• Given request
Make an exact copy of all the material below, apart from the pictures.

━━━

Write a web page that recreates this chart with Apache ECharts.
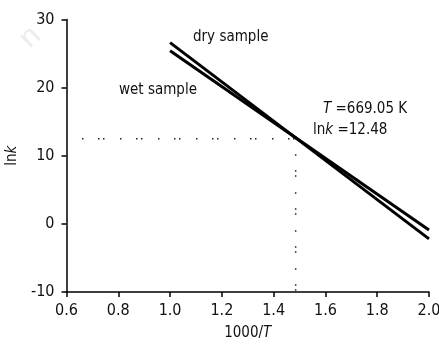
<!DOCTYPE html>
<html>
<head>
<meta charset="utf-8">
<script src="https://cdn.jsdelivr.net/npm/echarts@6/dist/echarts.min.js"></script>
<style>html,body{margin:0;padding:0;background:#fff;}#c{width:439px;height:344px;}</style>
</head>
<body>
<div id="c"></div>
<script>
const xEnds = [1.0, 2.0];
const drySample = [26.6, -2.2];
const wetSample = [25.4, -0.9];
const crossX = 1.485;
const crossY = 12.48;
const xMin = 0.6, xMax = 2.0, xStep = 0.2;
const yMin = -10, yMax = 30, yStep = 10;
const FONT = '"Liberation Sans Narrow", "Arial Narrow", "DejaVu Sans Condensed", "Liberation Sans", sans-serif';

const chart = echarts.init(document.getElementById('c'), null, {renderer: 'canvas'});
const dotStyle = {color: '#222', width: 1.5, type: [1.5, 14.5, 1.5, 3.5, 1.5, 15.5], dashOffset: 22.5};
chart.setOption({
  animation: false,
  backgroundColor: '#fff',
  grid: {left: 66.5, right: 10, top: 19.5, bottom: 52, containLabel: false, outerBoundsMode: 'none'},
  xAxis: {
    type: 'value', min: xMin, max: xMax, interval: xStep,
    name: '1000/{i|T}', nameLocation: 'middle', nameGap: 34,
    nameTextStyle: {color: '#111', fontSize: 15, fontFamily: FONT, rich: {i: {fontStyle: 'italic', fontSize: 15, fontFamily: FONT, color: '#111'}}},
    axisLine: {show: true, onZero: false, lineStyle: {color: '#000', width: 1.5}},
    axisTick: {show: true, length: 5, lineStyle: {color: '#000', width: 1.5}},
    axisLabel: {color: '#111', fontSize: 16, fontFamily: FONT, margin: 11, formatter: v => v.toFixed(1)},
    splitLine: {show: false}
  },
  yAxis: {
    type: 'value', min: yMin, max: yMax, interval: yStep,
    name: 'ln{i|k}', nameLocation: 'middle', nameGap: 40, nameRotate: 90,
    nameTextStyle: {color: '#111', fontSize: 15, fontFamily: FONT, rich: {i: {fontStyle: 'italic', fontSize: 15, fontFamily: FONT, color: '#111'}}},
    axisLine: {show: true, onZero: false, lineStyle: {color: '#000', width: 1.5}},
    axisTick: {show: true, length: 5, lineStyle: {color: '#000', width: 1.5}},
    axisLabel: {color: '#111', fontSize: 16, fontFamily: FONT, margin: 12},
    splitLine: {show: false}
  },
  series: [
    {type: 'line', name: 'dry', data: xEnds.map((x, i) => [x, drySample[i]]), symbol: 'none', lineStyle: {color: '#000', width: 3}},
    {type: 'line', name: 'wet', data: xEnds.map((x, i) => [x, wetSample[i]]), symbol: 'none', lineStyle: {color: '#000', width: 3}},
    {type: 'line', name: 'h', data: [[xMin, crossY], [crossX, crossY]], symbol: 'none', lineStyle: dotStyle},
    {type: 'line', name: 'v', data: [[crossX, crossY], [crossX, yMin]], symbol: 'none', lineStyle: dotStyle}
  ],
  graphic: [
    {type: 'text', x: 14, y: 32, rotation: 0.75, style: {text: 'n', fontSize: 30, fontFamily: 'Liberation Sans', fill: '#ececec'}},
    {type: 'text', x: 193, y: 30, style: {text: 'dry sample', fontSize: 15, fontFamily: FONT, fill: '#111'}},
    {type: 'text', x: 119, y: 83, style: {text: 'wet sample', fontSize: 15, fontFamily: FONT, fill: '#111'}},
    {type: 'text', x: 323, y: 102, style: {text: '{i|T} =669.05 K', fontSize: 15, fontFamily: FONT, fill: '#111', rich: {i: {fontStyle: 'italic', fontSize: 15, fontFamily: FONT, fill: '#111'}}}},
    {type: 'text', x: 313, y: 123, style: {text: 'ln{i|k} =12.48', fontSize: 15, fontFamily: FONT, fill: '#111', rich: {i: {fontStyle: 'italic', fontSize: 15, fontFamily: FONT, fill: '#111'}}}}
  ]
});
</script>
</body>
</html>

━━━

• Answer to the exercise
Write a web page that recreates this chart with Apache ECharts.
<!DOCTYPE html>
<html>
<head>
<meta charset="utf-8">
<script src="https://cdn.jsdelivr.net/npm/echarts@6/dist/echarts.min.js"></script>
<style>html,body{margin:0;padding:0;background:#fff;}#c{width:439px;height:344px;}</style>
</head>
<body>
<div id="c"></div>
<script>
const xEnds = [1.0, 2.0];
const drySample = [26.6, -2.2];
const wetSample = [25.4, -0.9];
const crossX = 1.485;
const crossY = 12.48;
const xMin = 0.6, xMax = 2.0, xStep = 0.2;
const yMin = -10, yMax = 30, yStep = 10;
const FONT = '"Liberation Sans Narrow", "Arial Narrow", "DejaVu Sans Condensed", "Liberation Sans", sans-serif';

const chart = echarts.init(document.getElementById('c'), null, {renderer: 'canvas'});
const dotStyle = {color: '#222', width: 1.5, type: [1.5, 14.5, 1.5, 3.5, 1.5, 15.5], dashOffset: 22.5};
chart.setOption({
  animation: false,
  backgroundColor: '#fff',
  grid: {left: 66.5, right: 10, top: 19.5, bottom: 52, containLabel: false, outerBoundsMode: 'none'},
  xAxis: {
    type: 'value', min: xMin, max: xMax, interval: xStep,
    name: '1000/{i|T}', nameLocation: 'middle', nameGap: 34,
    nameTextStyle: {color: '#111', fontSize: 15, fontFamily: FONT, rich: {i: {fontStyle: 'italic', fontSize: 15, fontFamily: FONT, color: '#111'}}},
    axisLine: {show: true, onZero: false, lineStyle: {color: '#000', width: 1.5}},
    axisTick: {show: true, length: 5, lineStyle: {color: '#000', width: 1.5}},
    axisLabel: {color: '#111', fontSize: 16, fontFamily: FONT, margin: 11, formatter: v => v.toFixed(1)},
    splitLine: {show: false}
  },
  yAxis: {
    type: 'value', min: yMin, max: yMax, interval: yStep,
    name: 'ln{i|k}', nameLocation: 'middle', nameGap: 40, nameRotate: 90,
    nameTextStyle: {color: '#111', fontSize: 15, fontFamily: FONT, rich: {i: {fontStyle: 'italic', fontSize: 15, fontFamily: FONT, color: '#111'}}},
    axisLine: {show: true, onZero: false, lineStyle: {color: '#000', width: 1.5}},
    axisTick: {show: true, length: 5, lineStyle: {color: '#000', width: 1.5}},
    axisLabel: {color: '#111', fontSize: 16, fontFamily: FONT, margin: 12},
    splitLine: {show: false}
  },
  series: [
    {type: 'line', name: 'dry', data: xEnds.map((x, i) => [x, drySample[i]]), symbol: 'none', lineStyle: {color: '#000', width: 3}},
    {type: 'line', name: 'wet', data: xEnds.map((x, i) => [x, wetSample[i]]), symbol: 'none', lineStyle: {color: '#000', width: 3}},
    {type: 'line', name: 'h', data: [[xMin, crossY], [crossX, crossY]], symbol: 'none', lineStyle: dotStyle},
    {type: 'line', name: 'v', data: [[crossX, crossY], [crossX, yMin]], symbol: 'none', lineStyle: dotStyle}
  ],
  graphic: [
    {type: 'text', x: 14, y: 32, rotation: 0.75, style: {text: 'n', fontSize: 30, fontFamily: 'Liberation Sans', fill: '#ececec'}},
    {type: 'text', x: 193, y: 30, style: {text: 'dry sample', fontSize: 15, fontFamily: FONT, fill: '#111'}},
    {type: 'text', x: 119, y: 83, style: {text: 'wet sample', fontSize: 15, fontFamily: FONT, fill: '#111'}},
    {type: 'text', x: 323, y: 102, style: {text: '{i|T} =669.05 K', fontSize: 15, fontFamily: FONT, fill: '#111', rich: {i: {fontStyle: 'italic', fontSize: 15, fontFamily: FONT, fill: '#111'}}}},
    {type: 'text', x: 313, y: 123, style: {text: 'ln{i|k} =12.48', fontSize: 15, fontFamily: FONT, fill: '#111', rich: {i: {fontStyle: 'italic', fontSize: 15, fontFamily: FONT, fill: '#111'}}}}
  ]
});
</script>
</body>
</html>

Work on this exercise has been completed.